I started to go out and socialise with a massive group of strangers, and within about a year had met my girlfriend, discovered I was going to be a father, and moved away from London to start a family.

Okay, so five or four years I'd developed the Virgoan need to catalogue various things on various Wikis I'd created, but I didn't really have an online 'presence' of my own until I got a MySpace account. I'd drifted away from the online community I'd been with in London, and MySpace allowed me to get back in touch, to make a profile that immediately allowed me to show my true individual colours, and sell that packaged personality to a greater audience. As someone involved in design (and a s a wannabe writer) it offered great potential. It was here I made an online friend called ThisBlackHole, who wrote incredibly dark but articulate fiction, and HIAB-X ('Head in a Box'), someone with whom I shared a lot of interest. It was also where I first became fully aware of Warren Ellis's online empire, being familiar with him previously through my largely UK-centric comic collection.

At about this time I began to indulge my writing a little more. Submitted something for a small press publication, got it published, had an accident, went into recovery mode for a while and let writing sit on the back-burner a bit. By now, of course, I was also a full-time dad. I had less time to pursue writing, so MySpace was largely a place to indulge in finding new music and other writings. I also indulged in a little online gamery, but it's near impossible to do with a young family.

About two years ago I stumbled across Facebook, found it less 'packaged' and more user-friendly than MySpace. Last.fm had neatly taken over most of my online music needs (I'm there as both 'Psibreaker' and 'LokiSK') And as I said to HIAB-X at the time, MySpace is like trying to advertise yourself to a greater audience and for making and maintaining web contacts.
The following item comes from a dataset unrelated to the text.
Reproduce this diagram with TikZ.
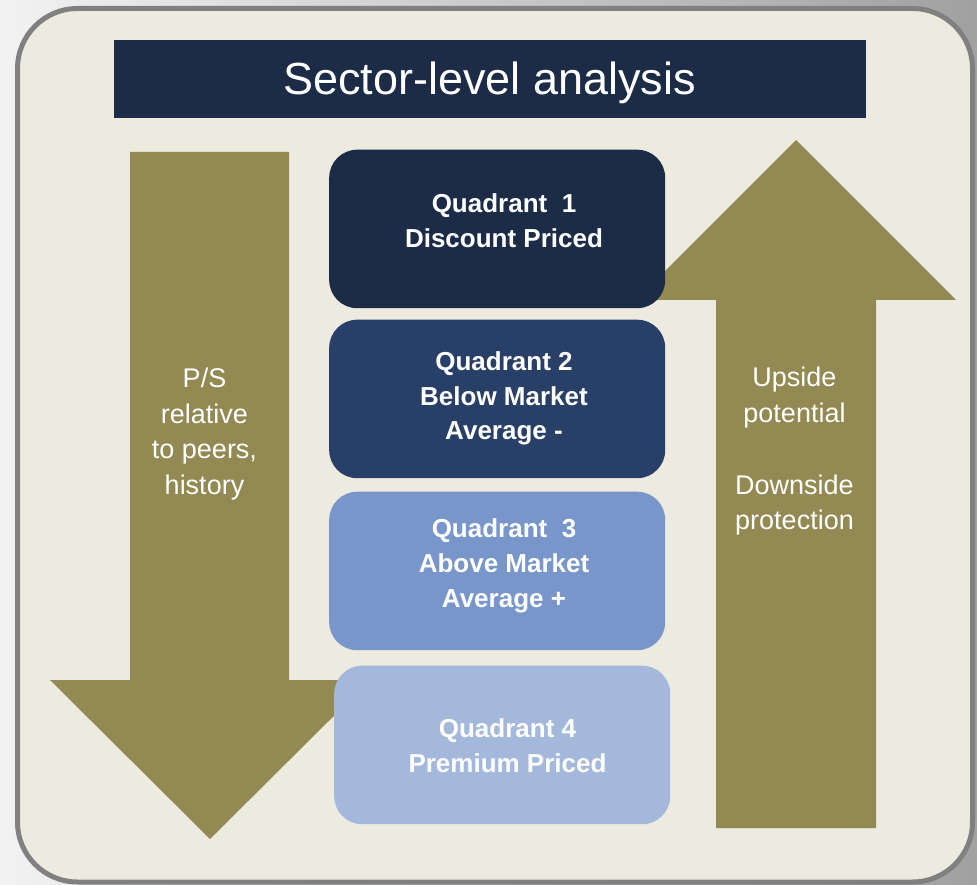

Facebook is for maintaing contact with friends you already have.

Which I still do, via the medium of pictures. Most importantly it gave someone with no Flickr account a way of showing off photos, and of keeping in better contact with rarely seen friends and family. And get roped into 101 applications to eat away my free-time. Until...

Until Twitter.

With Twitter I don't bother updating my Facebook account. Facebook, with it's 101 pointless but pretty distractions stopped me Blogging or writing for ages. Possibly also because we're back in London, and I can see many of my Facebook Friends in the flesh again I've not had to indulge so much. But, importantly, Twitter allows me to Blog again, because I don't get distracted by all the questionaires, gifts, games and rubbish associated with Facebook. Micro-Blogging, as they say. But it's more than that. It's current. Normal Blogs feel like I've sat down, composed an exciting monologue, and pinned it on a notice board for all to see and consider. I find it a little self-indulent, but then I'll happily do it anyway. For fuck sake, I want to be a proper writer. It's what you have to do!

But Micro-Blogging, it's spontaneous. It's quick witted observations. It's often mundane observations, true (I'm sure my 'Ham and mustard. Scrummy.' comment yesterday won't win any awards), but at other times it's spot on. It's hard to be ingenuine and keep up with everyone else.

I have this image of Twitter being a little like the human consiousness, a stream of thought somewhere between pure polished personality and subconsious. It's vital, it's fresh, it's almost fucking alive. Most of all, I feel connected to like-minded people in a way I've not been able to before. Blipping music too, so that people appreciate exactly what mood someone's in. It's 140 characters at a time, sure, but I haven't seen much misunderstanding between Tweeters (then again, I don't Follow the sort of person likely to flame or have hissy fits). It's great for haiku, quick one-liners, blathering banter, rants about pressing issues, news. The death of David Karradine spread like wild-fire - I'd never have found out til much later had not the news slowly trickled in, then flooded! I swear, I'm the source of news in my office simply by having my ear to the ground and my eye to the Twitter.

I also know I don't need to waste my life watching the Apprentice or Big Brother, because it will be relayed to me almost immediately. Which is good, because we have no TV.